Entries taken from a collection
○ ○ ○ ○ ○ ○ ○
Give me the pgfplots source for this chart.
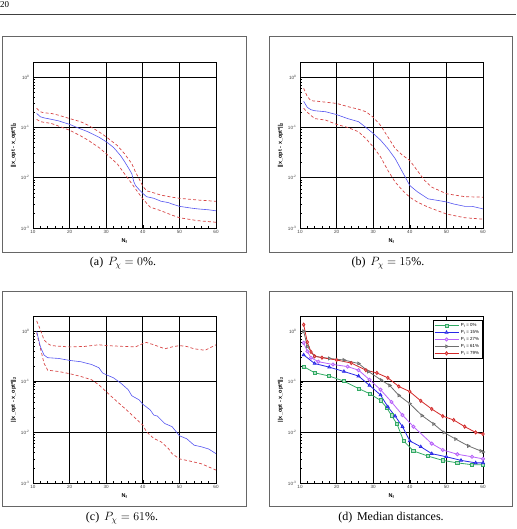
\documentclass[border=0pt]{standalone}
\usepackage{fontspec}
\setmainfont{Liberation Serif}
\setsansfont{Liberation Sans}
\usepackage{pgfplots}
\pgfplotsset{compat=1.18}
\definecolor{medblue}{RGB}{85,85,240}
\definecolor{dashred}{RGB}{215,70,70}
\definecolor{cgreen}{RGB}{50,170,100}
\definecolor{cblue}{RGB}{40,40,230}
\definecolor{cpurple}{RGB}{185,100,250}
\definecolor{cgray}{RGB}{110,110,110}
\definecolor{cred}{RGB}{210,40,40}
\pgfplotsset{
  every axis/.append style={
    scale only axis, width=183pt, height=166pt, anchor=north west,
    xmin=10, xmax=60, ymin=1e-3, ymax=2,
    xtick={10,20,...,60}, minor x tick num=4,
    ytick={0.001,0.01,0.1,1},
    yticklabels={10\textsuperscript{-3},10\textsuperscript{-2},10\textsuperscript{-1},10\textsuperscript{0}},
    /pgf/number format/assume math mode=true,
    grid=major, major grid style={black, line width=0.8pt},
    axis line style={black, line width=0.8pt},
    tick align=inside, tick pos=left,
    major tick length=3pt, minor tick length=1.8pt,
    tick style={black, line width=0.5pt},
    ticklabel style={font=\sffamily\fontsize{4.6}{5}\selectfont, text=black!75},
    xticklabel style={yshift=1pt},
    xlabel={\textbf{N\textsubscript{f}}},
    ylabel={\textbf{||x\_opt - x\_opt*||\textsubscript{2}}},
    label style={font=\sffamily\fontsize{5.5}{6}\selectfont},
    xlabel style={yshift=2pt},
    ylabel style={yshift=-2pt},
  },
}
\tikzset{
  medline/.style={medblue, line width=0.6pt},
  qline/.style={dashred, line width=0.7pt, dash pattern=on 3pt off 2.2pt},
}
\begin{document}
\begin{tikzpicture}
\useasboundingbox (0,0) rectangle (516pt,-529pt);
\node[anchor=north west, inner sep=0pt, font=\fontsize{9}{10}\selectfont] at (0pt,-1pt) {20};
\draw[black!75, line width=0.8pt] (0,-14pt) -- (516pt,-14pt);
\draw[black!60, line width=0.8pt] (2pt,-36pt) rectangle (246pt,-252pt);
\draw[black!60, line width=0.8pt] (269pt,-36pt) rectangle (512pt,-252pt);
\draw[black!60, line width=0.8pt] (2pt,-291pt) rectangle (246pt,-506pt);
\draw[black!60, line width=0.8pt] (269pt,-291pt) rectangle (512pt,-506pt);
\begin{scope}[font=\fontsize{12}{14}\selectfont]
\node at (123pt,-263pt) {(a)\hspace{0.4em}$P_{\chi}=0\%$.};
\node at (388pt,-263pt) {(b)\hspace{0.4em}$P_{\chi}=15\%$.};
\node at (122pt,-518pt) {(c)\hspace{0.4em}$P_{\chi}=61\%$.};
\node at (391pt,-518pt) {(d)\hspace{0.4em}Median distances.};
\end{scope}

% (a)
\begin{semilogyaxis}[at={(33pt,-62pt)}]
\addplot[qline, no marks] coordinates {(11,0.24)(12,0.205)(13,0.195)(15,0.19)(17,0.175)(20,0.15)(23,0.13)(25,0.111)(28,0.082)(30,0.065)(32,0.05)(33,0.044)(35,0.030)(37,0.019)(38,0.013)(39,0.0095)(40,0.0068)(41,0.0055)(43,0.005)(45,0.0045)(48,0.0041)(50,0.0039)(55,0.0036)(60,0.0034)};
\addplot[qline, no marks] coordinates {(11,0.145)(12,0.13)(15,0.12)(18,0.1)(20,0.088)(23,0.068)(25,0.056)(28,0.04)(30,0.030)(32,0.022)(33,0.019)(35,0.012)(37,0.0076)(38,0.006)(40,0.0038)(42,0.0026)(45,0.0022)(48,0.0018)(50,0.0016)(55,0.0014)(60,0.0013)};
\addplot[medline, no marks] coordinates {(11,0.19)(12,0.163)(13,0.155)(15,0.145)(17,0.135)(20,0.115)(22,0.10)(25,0.082)(28,0.064)(30,0.052)(32,0.040)(33,0.033)(34,0.027)(35,0.021)(36,0.016)(37,0.012)(37.5,0.0085)(38,0.007)(39,0.0058)(40,0.0049)(41,0.0042)(43,0.0039)(45,0.0034)(47,0.0032)(48,0.003)(50,0.0027)(53,0.0025)(55,0.0024)(58,0.0023)(60,0.0022)};
\end{semilogyaxis}

% (b)
\begin{semilogyaxis}[at={(300pt,-62pt)}]
\addplot[qline, no marks] coordinates {(11,0.6)(12,0.41)(13,0.34)(15,0.33)(20,0.3)(23,0.26)(26,0.23)(28,0.205)(30,0.16)(32,0.11)(34,0.065)(36,0.038)(38,0.028)(40,0.022)(42,0.014)(44,0.0089)(46,0.0065)(50,0.0048)(55,0.0042)(60,0.0041)};
\addplot[qline, no marks] coordinates {(11,0.24)(12,0.2)(14,0.15)(17,0.14)(20,0.115)(23,0.1)(26,0.082)(28,0.06)(30,0.041)(32,0.026)(34,0.014)(36,0.0082)(38,0.0056)(40,0.0041)(42,0.0033)(45,0.0026)(50,0.0019)(55,0.0016)(60,0.0015)};
\addplot[medline, no marks] coordinates {(11,0.33)(12,0.25)(13,0.225)(14,0.215)(17,0.205)(20,0.18)(23,0.15)(26,0.13)(28,0.1)(30,0.076)(32,0.056)(34,0.038)(36,0.024)(38,0.013)(40,0.007)(42,0.0053)(45,0.0038)(48,0.0035)(50,0.0033)(52,0.003)(55,0.0027)(57,0.0027)(60,0.0024)};
\end{semilogyaxis}

% (c)
\begin{semilogyaxis}[height=167pt, at={(33pt,-316pt)}]
\addplot[qline, no marks] coordinates {(11,1.6)(12,1.08)(13,0.68)(14,0.57)(15,0.52)(18,0.5)(20,0.49)(24,0.5)(28,0.54)(30,0.52)(35,0.5)(38,0.49)(40,0.57)(41,0.6)(43,0.54)(46,0.45)(48,0.49)(50,0.52)(52,0.5)(54,0.45)(57,0.42)(60,0.54)};
\addplot[qline, no marks] coordinates {(11,0.93)(12,0.47)(13,0.235)(14,0.17)(17,0.16)(20,0.145)(23,0.128)(26,0.11)(28,0.087)(30,0.064)(32,0.047)(34,0.035)(36,0.026)(38,0.019)(40,0.014)(41,0.0103)(43,0.0076)(45,0.0065)(47,0.0048)(48,0.0038)(50,0.003)(53,0.0027)(56,0.0024)(60,0.0018)};
\addplot[medline, no marks] coordinates {(11,1.0)(12,0.5)(13,0.34)(14,0.3)(17,0.29)(20,0.265)(23,0.25)(26,0.22)(28,0.19)(29,0.15)(30,0.138)(32,0.12)(34,0.094)(36,0.07)(37,0.053)(39,0.044)(40,0.036)(42,0.028)(43,0.022)(44,0.021)(46,0.015)(48,0.013)(50,0.0086)(52,0.0075)(54,0.0056)(56,0.0052)(58,0.0047)(60,0.0038)};
\end{semilogyaxis}

% (d)
\begin{semilogyaxis}[height=167pt, at={(300pt,-316pt)},
  legend style={at={(rel axis cs:0.995,0.975)}, anchor=north east, draw=black, line width=0.5pt,
    font=\sffamily\fontsize{4.4}{4.8}\selectfont, row sep=-1.6pt, inner sep=0.8pt},
  legend cell align=left,
  legend image code/.code={\draw[mark repeat=2,mark phase=2] plot coordinates {(0pt,0pt)(12pt,0pt)(24pt,0pt)};},
]
\addplot[cgreen, line width=0.8pt, mark size=1.6pt, mark=square*, mark options={fill=cgreen!35!white}] coordinates {(11,0.20)(14,0.151)(18,0.130)(22,0.103)(26,0.0736)(29,0.0585)(32,0.043)(33.7,0.0307)(35,0.0216)(36.5,0.0147)(38.3,0.0068)(41,0.0043)(45,0.0034)(49,0.0028)(53,0.0025)(57,0.0023)(60,0.0023)};
\addlegendentry{P\textsubscript{f} = 0\%}
\addplot[cblue, line width=0.8pt, mark size=1.6pt, mark=triangle*, mark options={fill=cblue!50!white}] coordinates {(11,0.34)(14,0.23)(18,0.195)(22,0.16)(26,0.13)(29,0.085)(32,0.055)(34,0.032)(36,0.021)(38,0.013)(40,0.0068)(43,0.0052)(46,0.0038)(50,0.0033)(54,0.0028)(58,0.0025)(60,0.0025)};
\addlegendentry{P\textsubscript{f} = 15\%}
\addplot[cpurple, line width=0.8pt, mark size=1.6pt, mark=*, mark options={fill=cpurple!35!white}] coordinates {(11,0.59)(12,0.4)(13,0.3)(15,0.25)(19,0.22)(23,0.2)(26,0.17)(29,0.11)(32,0.07)(35,0.04)(38,0.022)(41,0.013)(46,0.006)(49,0.0045)(53,0.0037)(57,0.0033)(60,0.003)};
\addlegendentry{P\textsubscript{f} = 27\%}
\addplot[cgray, line width=0.8pt, mark size=1.6pt, mark=triangle*, mark options={rotate=-90, fill=cgray!40!white}] coordinates {(11,1.0)(12,0.5)(14,0.32)(18,0.29)(22,0.27)(26,0.23)(28.7,0.16)(32.2,0.108)(34.5,0.085)(37,0.054)(40,0.037)(43.3,0.0216)(46.5,0.0147)(49.3,0.01)(52.5,0.0074)(56,0.0054)(59.4,0.0043)(60,0.0041)};
\addlegendentry{P\textsubscript{f} = 61\%}
\addplot[cred, line width=0.8pt, mark size=1.6pt, mark=diamond*, mark options={fill=cred!30!white}] coordinates {(11,1.35)(12,0.61)(13,0.39)(14,0.32)(16,0.30)(20,0.27)(24,0.235)(28,0.17)(31,0.15)(34,0.12)(37,0.081)(40,0.064)(43,0.042)(46,0.029)(49,0.021)(52,0.0176)(55,0.013)(58,0.010)(60,0.0093)};
\addlegendentry{P\textsubscript{f} = 79\%}
\end{semilogyaxis}
\end{tikzpicture}
\end{document}
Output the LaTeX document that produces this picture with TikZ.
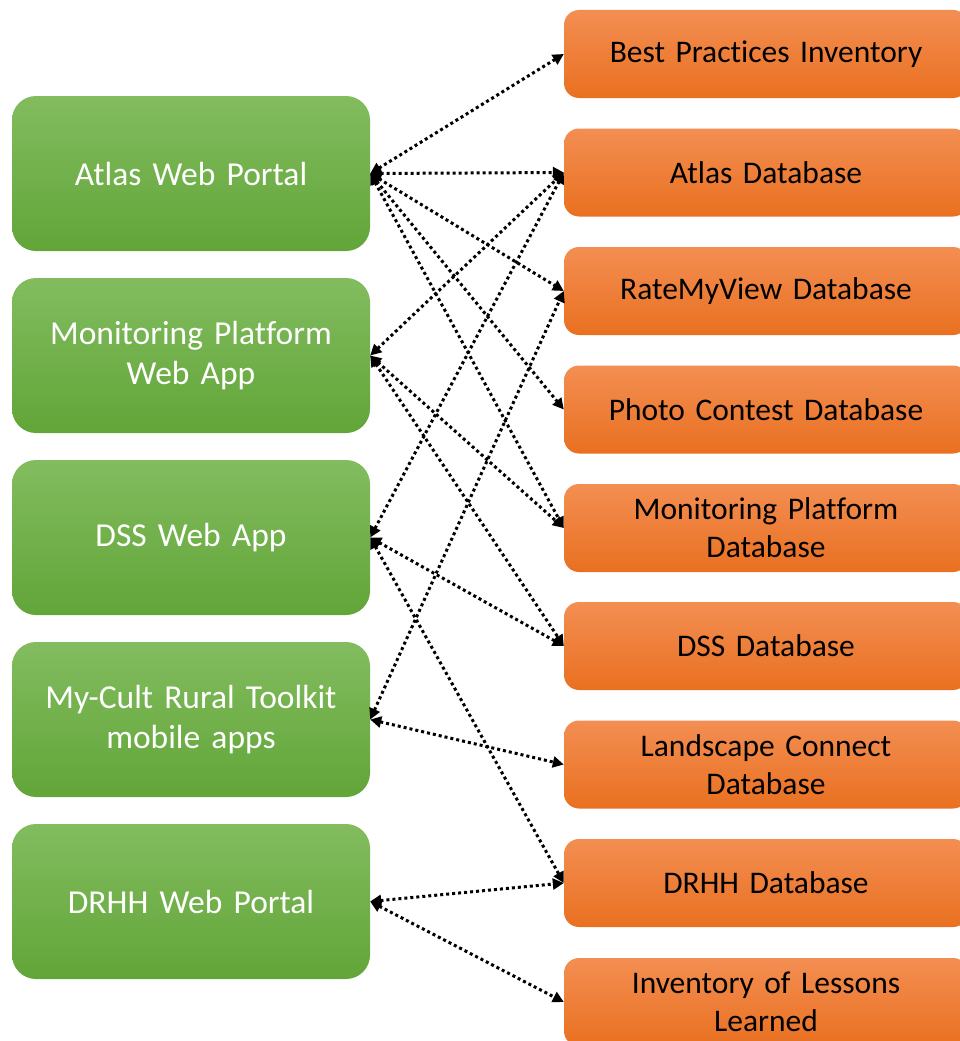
○ ○ ○ ○ ○ ○ ○
Work out how many lines of the data hold the string "this". Reply with that number alone.

2